Por más que el presidente López Obrador y sus afines pretendan una imagen de un gobierno inclusivo y respetuoso con los pueblos indígenas, la realidad es que el acercamiento no ha sido más que un paternalismo romántico, una total pantomima. Desde la toma de protesta se ha hablado de la aceptación del presidente por parte de los pueblos indígenas, como si éstos fueran un grupo homogéneo y no más de 400 pueblos con una inmensa diversidad de tradiciones y costumbres.
Desde la colonización española –y como legado de ésta- los pueblos indígenas han sido trasladados a la otredad mexicana. Como resultado, históricamente han vivido condiciones de marginación, exclusión y discriminación social y gubernamental que los hace más vulnerable a la pobreza, al hambre, a las violencias y a la muerte. Por eso la importancia de aquél primero de enero de 1994 cuando, levantado en armas, el EZLN dio voz a los pueblos indígenas y reivindicó sus derechos, su autonomía y su capacidad de decisión.
Desde entonces los pueblos indígenas se constituyeron como una identidad política, pues aún en su enorme diversidad comparten un elemento en común: una discriminación histórica por parte del Estado mexicano. Y aunque hubo acuerdos y avances, lejos se está de saldar esa deuda y, sobre todo, de que cuenten con un reconocimiento que implique su empoderamiento en las decisiones públicas.
En este sentido, el gobierno de López Obrador no solo no está haciendo las cosas distintas, sino que tiene sobre los pueblos indígenas dos proyectos cuyos impactos pueden ser devastadores: el Tren Maya y la Guardia Nacional. El primero, no solo tiene un grave impacto medioambiental, sino que además, su construcción implica el desplazamiento forzoso de pueblos indígenas que puede significar su extinción.
La Guardia Nacional, o mejor dicho, la militarización del país pone en peligro la integridad y vida de las personas indígenas, principalmente de las mujeres, quienes han sufrido numerosos ataques sexuales por parte del Ejército. Sobre esto el Estado mexicano cuenta con varias condenas de la Corte Interamericana de Derechos Humanos y con diversas observaciones de organismos internacionales de derechos humanos que alertan de las violencias que el Ejército mexicano ha ejercido sobre los pueblos indígenas.

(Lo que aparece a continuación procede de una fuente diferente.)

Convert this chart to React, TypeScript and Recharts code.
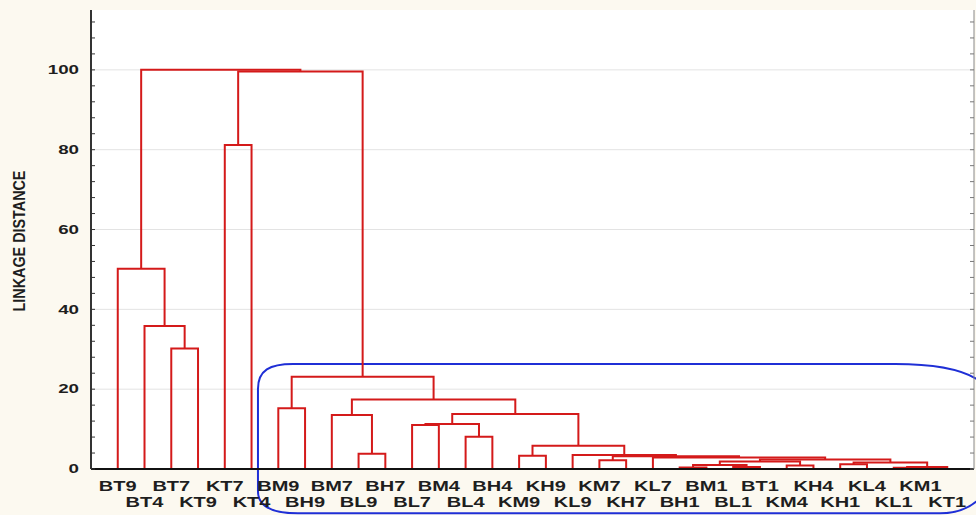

Sin embargo, López Obrador no ha consultado a las comunidades indígenas sobre estos dos proyectos. Una vez más el gobierno mexicano ha optado por la invisibilización y exclusión de los pueblos indígenas en las decisiones públicas, porque no acaban de entender que el reconocimiento significa inclusión y empoderamiento. Por esta razón el EZLN ha visto en Andrés Manuel y su gobierno a un enemigo y, dada la ruta que han tomado, no se equivocan.
Son los pueblos indígenas, en muchos casos liderados por mujeres, quienes han salido en la defensa de la tierra y de los recursos naturales, porque tienen claro que hay una crisis en el modelo actual de desarrollo y que se está ocasionando mucho daño medioambiental y humano en nombre del “progreso”. Y por ello, ante el autoritarismo del poder ejecutivo y el servilismo del poder legislativo, es tan necesaria la insurrección del EZLN.